Visiting all martial arts while earning black belts in one.
Too many itches to go to university on any one.
Many virtual worlds to explore. Tried one named 'Ways of Knowing'. Now that one was really good. Truth be told though, was scared of that group. Many PHDs sitting around in a circle. Each week the next one would present their expertise and humanity advancing research. Afraid that when it would become time, they would all find out about the ignorant peasant lurking in the circle.
A separate group went off. Not really as a sub-topic group, but as an explore larger group. Even larger then studying the ways we Know stuff, this group would explore, experiment, enjoy 'Play' AND 'Being'.
Later, the vast importance and exploring of "AS" hit.
So vastly many topics, subjects, studies, experiments, life changers, relaxations, reflections, joy, laughs, dreams, educations and friends.
This minor player has been enriched by your words and time.
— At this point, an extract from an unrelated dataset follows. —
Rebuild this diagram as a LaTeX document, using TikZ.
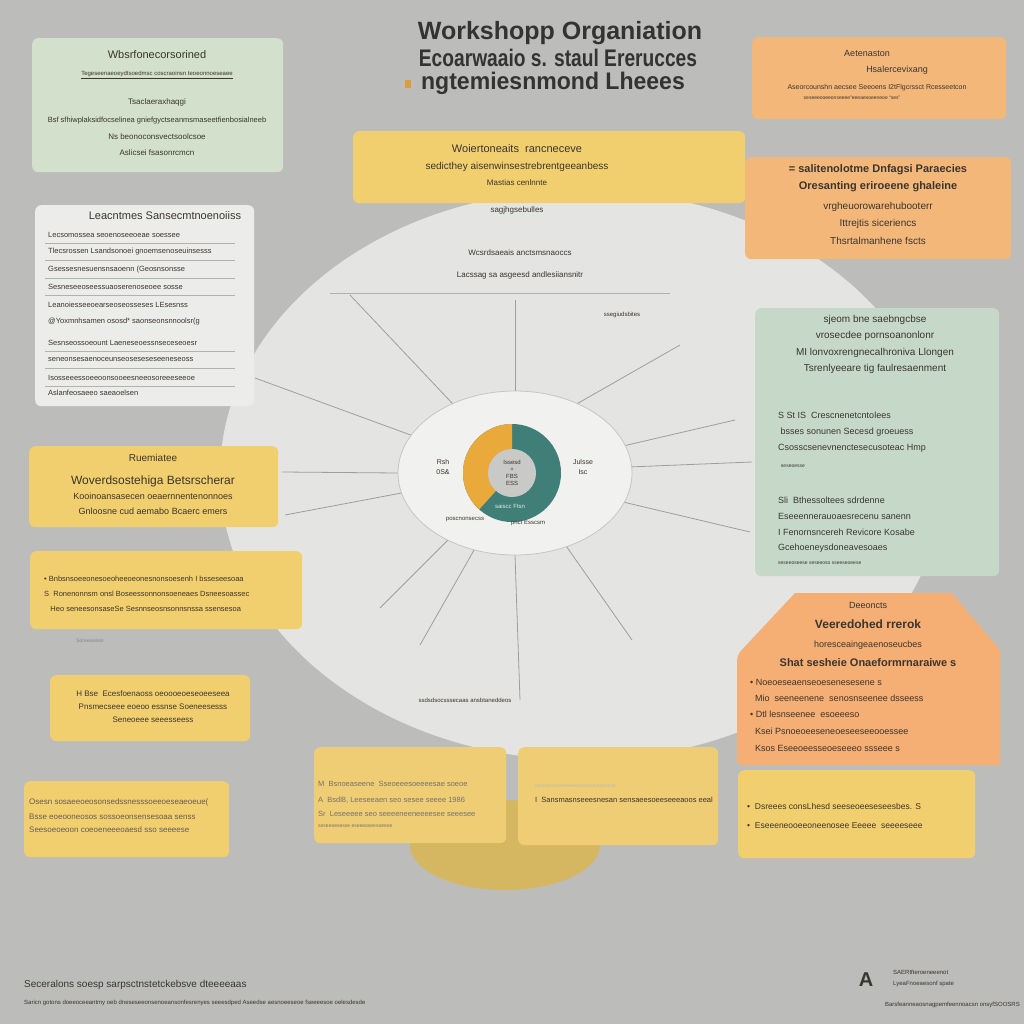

Thank you ALL. All you dear friends.
(come visit when ya can)
Groundbreaking in my life indeed.
Foggy headed now, in and out of dreams after a full flowery day following a full night of travel (what is which), but so thankful. I haven't kept to '3 breaths' over the last few days, but have found time to intentionally drop anxieties and identities for periods, remembering to greet the moments anew. edited 20:24, 1 Apr 2018
What to say, how to look back
I've been changed, yes really changed
In these past ten years, as I've watched my mind
WHO is more Patient now?
Should I write a blog?
Should I scream and shout?
Should I speak of love
Let my feelings out?
I never thought I would last this long
What's it all about?
Happy Anniversary to old and new friends!
Apologies to Andrew Lloyd Webber
I have been doing my intentional reading practice consistently, though I have not written about it here every single day. There's not too much to say about it, really. It's a simple and easy enough task I have set myself, to sit down and read for at least 15 minutes a day, but if I do not have the clear intention to do it, it does not happen. Hard to believe it's been 18 days already.
Riddle, this is how I feel as well. Thank you for expressing it so well.
This morning I shared my food meditation with Bertram, which definitely added an extra layer of meaning. Maybe I can share it with some more of you when I see you in the next days.